Samhain was one of the four main festivals of the Gaelic calendar, marking the end of the harvest and beginning of winter. As at Beltane, bonfires were lit on hilltops at Samhain and there were rituals involving them. The bonfires were also used in divination rituals. Seasonal foods such as apples, nuts and seeds were often used in these rituals. Playing pranks at Samhain is recorded in the Scottish Highlands as far back as 1736 and was also common in Ireland, which led to Samhain being nicknamed “Mischief Night”.
Many Pagans consider Samhain the most magical night of the year. It is a night of glowing jack-o-lanterns, tricks or treats, and dressing in costume.
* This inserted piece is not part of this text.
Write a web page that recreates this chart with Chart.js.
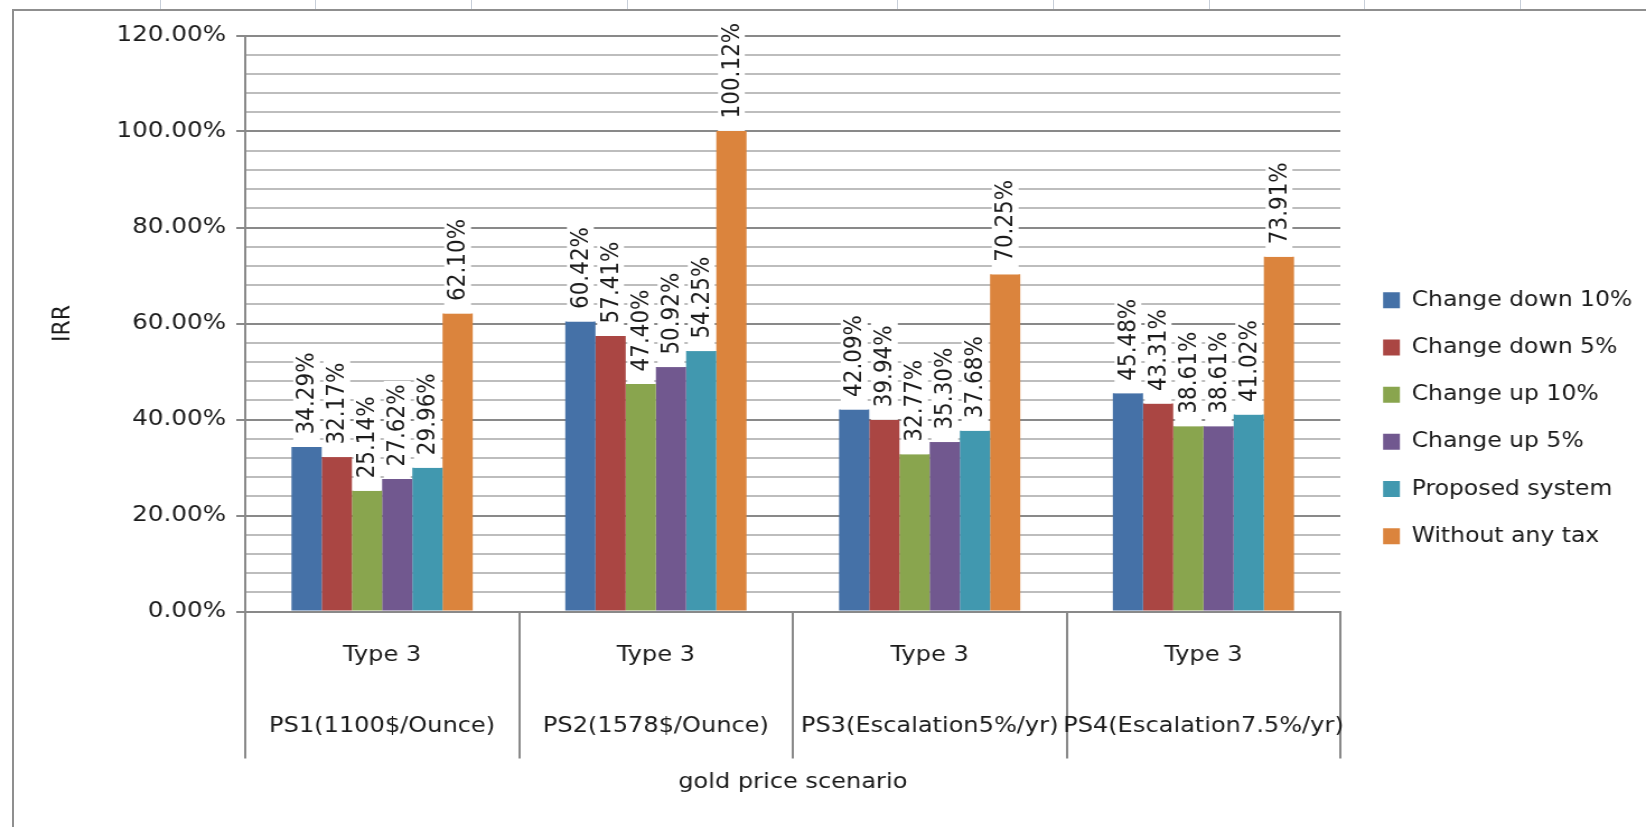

It is upon this night that the veil which separates our world from the Otherworld is at its thinnest, making it a Night of Power.
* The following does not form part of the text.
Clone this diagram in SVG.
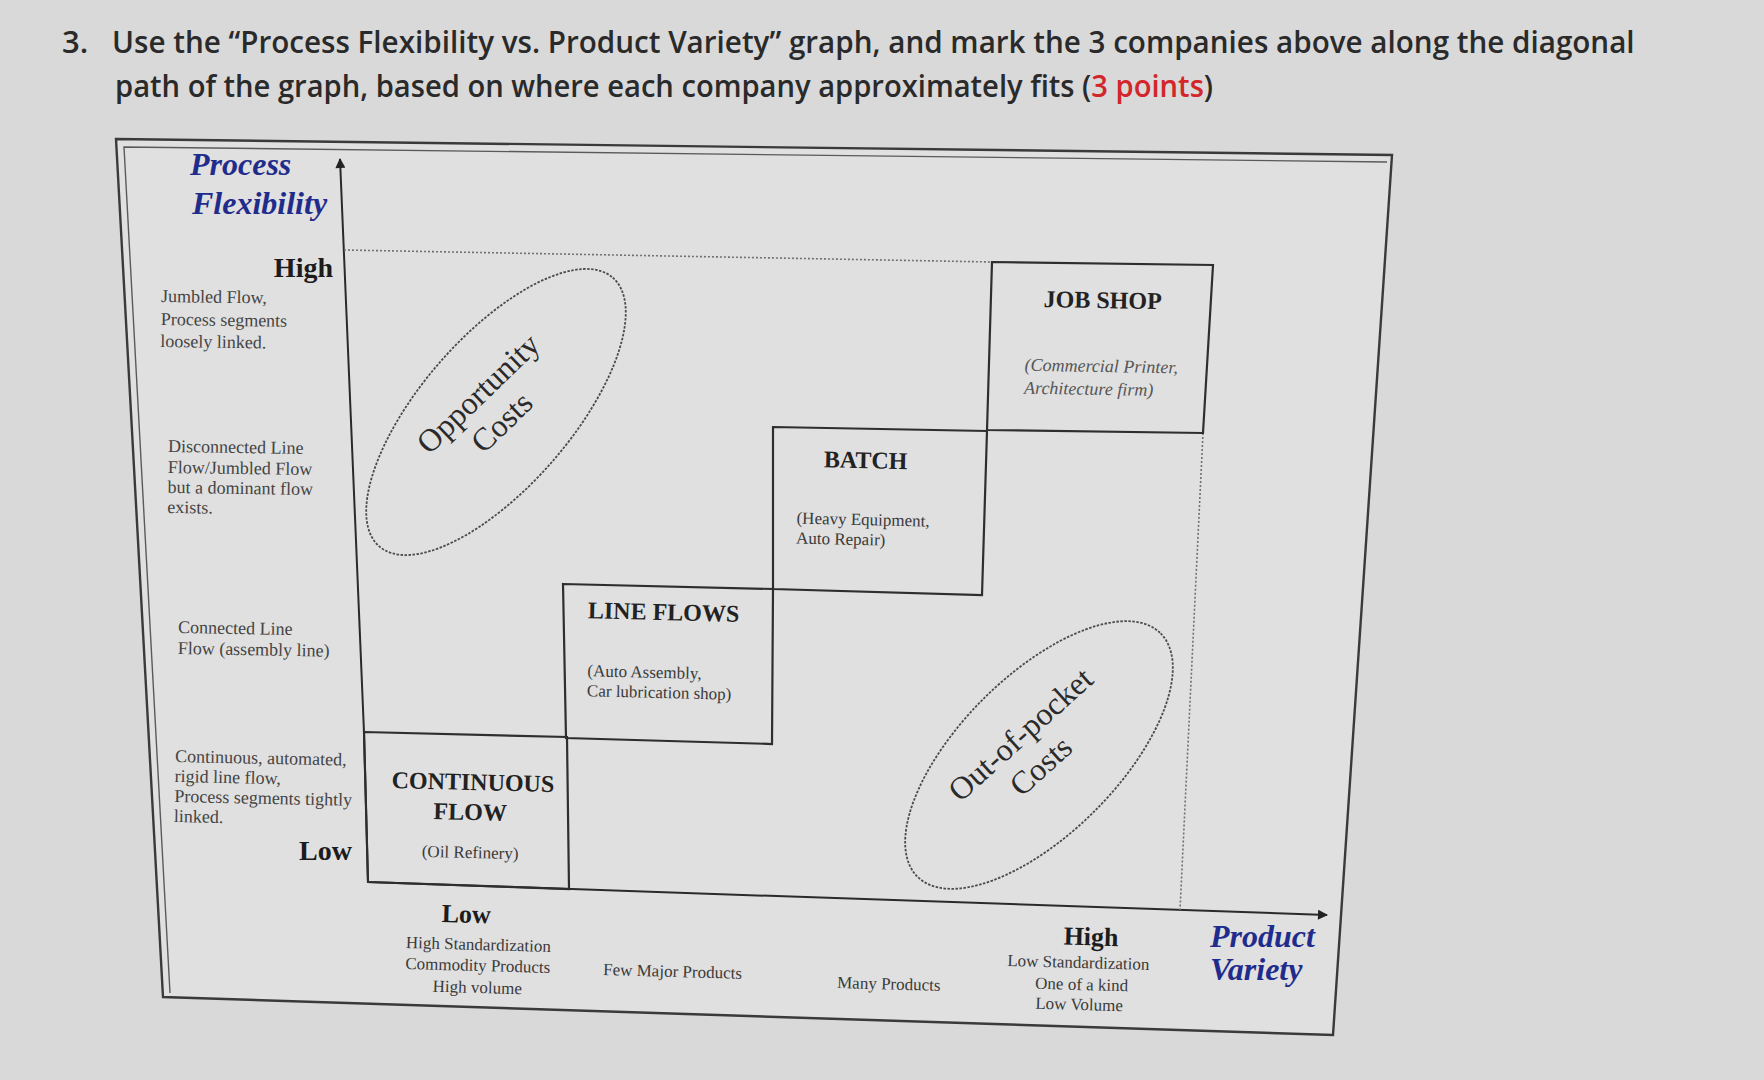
<svg xmlns="http://www.w3.org/2000/svg" width="1764" height="1080" viewBox="0 0 1764 1080">
<defs>
<marker id="arrow" viewBox="0 0 10 10" refX="9" refY="5" markerWidth="12" markerHeight="10" markerUnits="userSpaceOnUse" orient="auto">
<path d="M0,0 L10,5 L0,10 Z" fill="#222"/>
</marker>
</defs>
<style>
.bg{fill:#d9d9d9}
.frame{fill:#e0e0e0;stroke:none}
.fl{fill:none;stroke:#3a3a3a;stroke-width:2.4}
.fl2{fill:none;stroke:#5a5a5a;stroke-width:1.4}
.box{fill:none;stroke:#2e2e2e;stroke-width:2.2}
.axis{fill:none;stroke:#2a2a2a;stroke-width:2}
.dot{fill:none;stroke:#707070;stroke-width:1.6;stroke-dasharray:2 2}
.ell{fill:none;stroke:#4a4a4a;stroke-width:1.8;stroke-dasharray:2.5 1.5}
.title{font-family:"Open Sans","Noto Sans",sans-serif;font-weight:600;font-size:31px;fill:#2a2a2a}
.red{fill:#d3262b}
.ax{font-family:"Liberation Serif","Times New Roman",serif;font-weight:bold;font-style:italic;font-size:32px;fill:#1f2c8c}
.hl{font-family:"Liberation Serif","Times New Roman",serif;font-weight:bold;font-size:28px;fill:#1c1c1c}
.hb{font-family:"Liberation Serif","Times New Roman",serif;font-weight:bold;font-size:26px;fill:#1c1c1c}
.bt{font-family:"Liberation Serif","Times New Roman",serif;font-weight:bold;font-size:24px;fill:#222}
.sm{font-family:"Liberation Serif","Times New Roman",serif;font-size:18px;fill:#444}
.it{font-family:"Liberation Serif","Times New Roman",serif;font-size:18px;font-style:italic;fill:#555}
.bs{font-family:"Liberation Serif","Times New Roman",serif;font-size:17px;fill:#3a3a3a}
.et{font-family:"Liberation Serif","Times New Roman",serif;font-size:32px;fill:#2a2a2a}
.mid{text-anchor:middle}
.end{text-anchor:end}
</style>

<rect class="bg" x="0" y="0" width="1764" height="1080"/>

<g id="title">
<text class="title" x="62" y="53">3.</text>
<g transform="translate(112 53) scale(0.929 1)">
<text class="title" x="0" y="0" textLength="1639" lengthAdjust="spacingAndGlyphs">Use the “Process Flexibility vs. Product Variety” graph, and mark the 3 companies above along the diagonal</text>
</g>
<g transform="translate(115 97) scale(0.929 1)">
<text class="title" x="0" y="0" textLength="1182" lengthAdjust="spacingAndGlyphs">path of the graph, based on where each company approximately fits (<tspan class="red">3 points</tspan>)</text>
</g>
</g>

<g id="frame">
<polygon class="frame" points="116,139 1392,155 1333,1035 163,997"/>
<polygon class="fl" points="116,139 1392,155 1333,1035 163,997"/>
<polyline class="fl2" points="1387,162 124,147 170,993"/>
</g>

<g id="connectors">
<line class="axis" x1="364" y1="732" x2="340" y2="159" marker-end="url(#arrow)"/>
<line class="axis" x1="364" y1="732" x2="368" y2="882"/>
<line class="axis" x1="368" y1="882" x2="1327" y2="915" marker-end="url(#arrow)"/>
<line class="dot" x1="344" y1="250" x2="992" y2="262"/>
<line class="dot" x1="1203" y1="433" x2="1180" y2="910"/>
</g>

<g id="y-axis-labels">
<text class="ax" x="190" y="175">Process</text>
<text class="ax" x="192" y="214">Flexibility</text>
<text class="hl end" x="333" y="277">High</text>
<g class="sm" transform="rotate(0.8 161 300)">
<text x="161" y="302">Jumbled Flow,</text>
<text x="161" y="325">Process segments</text>
<text x="161" y="347">loosely linked.</text>
</g>
<g class="sm" transform="rotate(0.8 168 452)">
<text x="168" y="452">Disconnected Line</text>
<text x="168" y="473">Flow/Jumbled Flow</text>
<text x="168" y="493">but a dominant flow</text>
<text x="168" y="513">exists.</text>
</g>
<g class="sm" transform="rotate(1 178 633)">
<text x="178" y="633">Connected Line</text>
<text x="178" y="654">Flow (assembly line)</text>
</g>
<g class="sm" transform="rotate(1.2 175 762)">
<text x="175" y="762">Continuous, automated,</text>
<text x="175" y="782">rigid line flow,</text>
<text x="175" y="802">Process segments tightly</text>
<text x="175" y="822">linked.</text>
</g>
<text class="hl end" x="352" y="860">Low</text>
</g>

<g id="continuous-flow">
<polygon class="box" points="364,732 567,737 569,889 368,882"/>
<g transform="rotate(1.4 470 820)">
<text class="bt mid" x="472" y="790">CONTINUOUS</text>
<text class="bt mid" x="470" y="820">FLOW</text>
<text class="bs mid" x="471" y="858">(Oil Refinery)</text>
</g>
</g>

<g id="line-flows">
<polygon class="box" points="563,584 773,589 772,744 566,738"/>
<g transform="rotate(1.4 660 650)">
<text class="bt" x="587" y="620">LINE FLOWS</text>
<text class="bs" x="588" y="678">(Auto Assembly,</text>
<text class="bs" x="588" y="698">Car lubrication shop)</text>
</g>
</g>

<g id="batch">
<polygon class="box" points="773,427 987,431 982,595 773,589"/>
<g transform="rotate(1.3 860 500)">
<text class="bt" x="823" y="468">BATCH</text>
<text class="bs" x="797" y="525">(Heavy Equipment,</text>
<text class="bs" x="797" y="545">Auto Repair)</text>
</g>
</g>

<g id="job-shop">
<polygon class="box" points="992,262 1213,265 1203,433 987,430"/>
<g transform="rotate(1 1100 340)">
<text class="bt" x="1043" y="308">JOB SHOP</text>
<text class="it" x="1025" y="372">(Commercial Printer,</text>
<text class="it" x="1025" y="395">Architecture firm)</text>
</g>
</g>

<g id="opportunity-costs" transform="translate(496 412)">
<ellipse class="ell" cx="0" cy="0" rx="178" ry="75" transform="rotate(-49)"/>
<g transform="rotate(-44)">
<text class="et mid" x="0" y="-15">Opportunity</text>
<text class="et mid" x="-3" y="22">Costs</text>
</g>
</g>

<g id="out-of-pocket-costs" transform="translate(1039 755)">
<ellipse class="ell" cx="0" cy="0" rx="172" ry="79" transform="rotate(-45)"/>
<g transform="rotate(-42)">
<text class="et mid" x="0" y="-17">Out-of-pocket</text>
<text class="et mid" x="-6" y="20">Costs</text>
</g>
</g>

<g id="x-axis-labels">
<g transform="rotate(1.6 478 960)">
<text class="hb mid" x="465" y="923">Low</text>
<text class="bs mid" x="478" y="950">High Standardization</text>
<text class="bs mid" x="478" y="971">Commodity Products</text>
<text class="bs mid" x="478" y="993">High volume</text>
</g>
<text class="bs" x="603" y="975" transform="rotate(1.6 603 975)">Few Major Products</text>
<text class="bs" x="837" y="988" transform="rotate(1.6 837 988)">Many Products</text>
<g transform="rotate(1.6 1080 975)">
<text class="hb mid" x="1090" y="945">High</text>
<text class="bs mid" x="1078" y="968">Low Standardization</text>
<text class="bs mid" x="1082" y="990">One of a kind</text>
<text class="bs mid" x="1080" y="1010">Low Volume</text>
</g>
<text class="ax" x="1210" y="947">Product</text>
<text class="ax" x="1210" y="980">Variety</text>
</g>
</svg>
Shuffle your Tarot cards, toss your Rune stones, read your tea leaves, this is the time of year for telling the future, and my favorite form of divination involves bones. Bone divination consists of ritually tossed bones onto a mat or into a circle drawn in the dirt and the resulting patterns interpreted. Throwing the bones is an ancient practice traditional to many regions of the world, including Africa, Asia, and North America.
Many who throw the bones, also use other objects (such as stones or dice) either alongside of or in place of bones. I only use the real bones in my castings.
One only needs to listen to the story Dolly Parton put to music in her wonderful song These Old Bones:
These old bones will tell your story
These old bones will never lie
These old bones will tell you surely
What you can’t see with your eye
Some called her witchy woman
Some said she was insane
Some said she was a prophet
Still everybody came
She paints an eloquent picture of a Granny Magic Tennesee Mountain Hoodoo practitioner. Skulls and bones have an appeal to witches who perform spirit work and are a necessary and simple way to connect with spirits of the dead and of animals. Working with bones is not just for necromancers and magicians. Practitioners who work with bones are a wide range of healers, diviners, shapeshifters.
My style uses chicken bones, and each bone has a special meaning — the wing bone for travel, the breast bone for love, and so forth. The bones are thrown on a table and they are read much as tea-leaves are, by the pattern made and by the directions they point. To preform a reading, the bones are held while a question is asked. They are then thrown lightly onto the map. The answer is found in the way the bones lie, what field they are in, and their relationship to the other bones. Crossed bones or bones pointing in certain directions can provide extra insight into the situation. The cloth, or “map”, is usually a piece of animal hide, fabric or, more traditionally, the bare ground.
My collection of bones, culled from many a feast, utilizing whatever I was drawn to, have all been washed, all gristle removed, and dried in the sun. You can even empower them with the moon’s cycle.
A wishbone-could symbolise wishes, dreams, hopes desires.
Leg bones-where are you walking, grounded, or going, coming from.
Back bone-where are seated, your soul.
Neck-what you speak, utter, put your power and honor, confrontation, truth.
Arm bones– what are you doing to reach for your goals, the day to day things, what do you hold. A wing taking flight, or what do you nurture, enfold.
Smaller bones-are the smaller things.
Large bones-big issues.
I even blend my bones with cards and see what happens there, too. Allowing different patterns and symbols to emerge. My bone reading is actually always a work in progress, and I have an Oracle I am writing on called “Acromion”, that blends runes, cards and my beloved bones. It’s really intuitive, and meanings will vary from with to witch. I found a pelican skull on the beach years ago, and I’ve been drawn to skulls, and all manner of bones ever since.